SOURCE EXCERPT =
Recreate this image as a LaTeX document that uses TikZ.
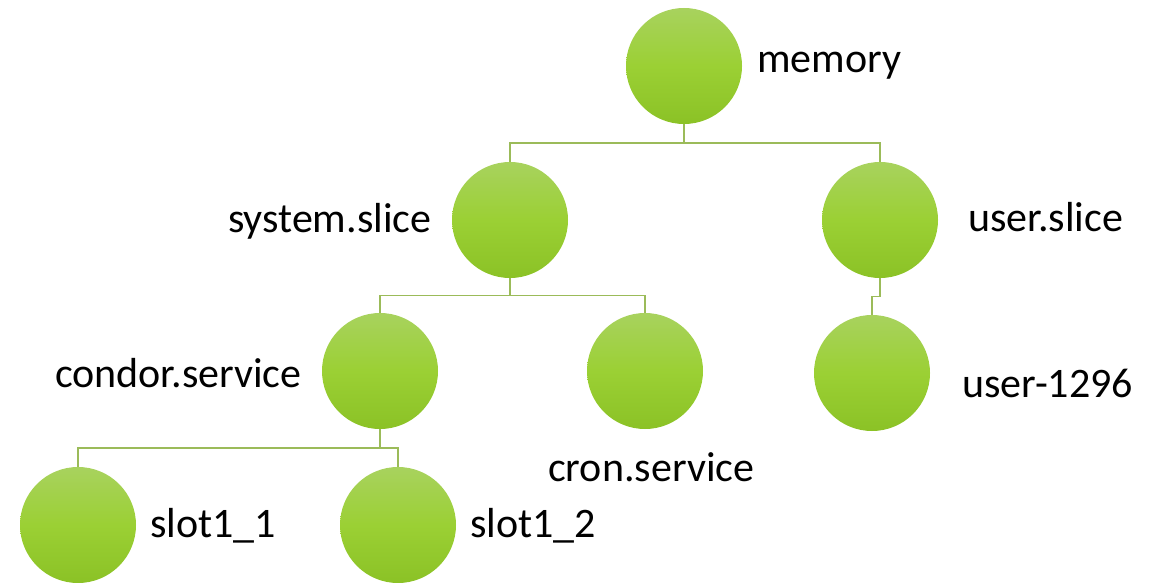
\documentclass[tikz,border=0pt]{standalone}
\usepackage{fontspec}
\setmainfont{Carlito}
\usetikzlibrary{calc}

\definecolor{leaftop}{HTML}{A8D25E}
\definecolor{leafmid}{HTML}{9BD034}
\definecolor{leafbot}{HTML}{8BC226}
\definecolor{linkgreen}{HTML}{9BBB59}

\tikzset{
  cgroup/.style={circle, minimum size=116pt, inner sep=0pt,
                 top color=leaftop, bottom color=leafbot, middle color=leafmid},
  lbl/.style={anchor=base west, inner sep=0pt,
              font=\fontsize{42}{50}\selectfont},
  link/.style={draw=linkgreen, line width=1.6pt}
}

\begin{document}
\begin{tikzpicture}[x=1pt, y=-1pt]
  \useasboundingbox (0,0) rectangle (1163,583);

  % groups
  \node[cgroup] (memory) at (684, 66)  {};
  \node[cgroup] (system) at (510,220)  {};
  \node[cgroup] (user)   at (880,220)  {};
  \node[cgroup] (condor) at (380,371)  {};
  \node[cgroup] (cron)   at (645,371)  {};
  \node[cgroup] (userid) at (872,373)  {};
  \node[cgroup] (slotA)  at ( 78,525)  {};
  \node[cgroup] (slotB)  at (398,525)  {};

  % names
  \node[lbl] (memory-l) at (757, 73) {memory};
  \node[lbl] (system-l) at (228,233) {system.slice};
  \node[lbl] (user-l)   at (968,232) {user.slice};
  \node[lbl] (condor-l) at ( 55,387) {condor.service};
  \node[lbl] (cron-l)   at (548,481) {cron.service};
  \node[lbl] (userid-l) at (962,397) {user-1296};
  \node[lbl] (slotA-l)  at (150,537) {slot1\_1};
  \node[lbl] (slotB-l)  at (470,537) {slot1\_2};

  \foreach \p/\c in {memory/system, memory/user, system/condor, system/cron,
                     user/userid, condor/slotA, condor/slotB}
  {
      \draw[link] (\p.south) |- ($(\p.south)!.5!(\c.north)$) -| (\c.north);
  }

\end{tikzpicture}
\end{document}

EXERCISE GOAL = Without the pictures, repeat the listing above exactly.

OUTPUT FOR THIS TASK =
Recreate this image as a LaTeX document that uses TikZ.
\documentclass[tikz,border=0pt]{standalone}
\usepackage{fontspec}
\setmainfont{Carlito}
\usetikzlibrary{calc}

\definecolor{leaftop}{HTML}{A8D25E}
\definecolor{leafmid}{HTML}{9BD034}
\definecolor{leafbot}{HTML}{8BC226}
\definecolor{linkgreen}{HTML}{9BBB59}

\tikzset{
  cgroup/.style={circle, minimum size=116pt, inner sep=0pt,
                 top color=leaftop, bottom color=leafbot, middle color=leafmid},
  lbl/.style={anchor=base west, inner sep=0pt,
              font=\fontsize{42}{50}\selectfont},
  link/.style={draw=linkgreen, line width=1.6pt}
}

\begin{document}
\begin{tikzpicture}[x=1pt, y=-1pt]
  \useasboundingbox (0,0) rectangle (1163,583);

  % groups
  \node[cgroup] (memory) at (684, 66)  {};
  \node[cgroup] (system) at (510,220)  {};
  \node[cgroup] (user)   at (880,220)  {};
  \node[cgroup] (condor) at (380,371)  {};
  \node[cgroup] (cron)   at (645,371)  {};
  \node[cgroup] (userid) at (872,373)  {};
  \node[cgroup] (slotA)  at ( 78,525)  {};
  \node[cgroup] (slotB)  at (398,525)  {};

  % names
  \node[lbl] (memory-l) at (757, 73) {memory};
  \node[lbl] (system-l) at (228,233) {system.slice};
  \node[lbl] (user-l)   at (968,232) {user.slice};
  \node[lbl] (condor-l) at ( 55,387) {condor.service};
  \node[lbl] (cron-l)   at (548,481) {cron.service};
  \node[lbl] (userid-l) at (962,397) {user-1296};
  \node[lbl] (slotA-l)  at (150,537) {slot1\_1};
  \node[lbl] (slotB-l)  at (470,537) {slot1\_2};

  \foreach \p/\c in {memory/system, memory/user, system/condor, system/cron,
                     user/userid, condor/slotA, condor/slotB}
  {
      \draw[link] (\p.south) |- ($(\p.south)!.5!(\c.north)$) -| (\c.north);
  }

\end{tikzpicture}
\end{document}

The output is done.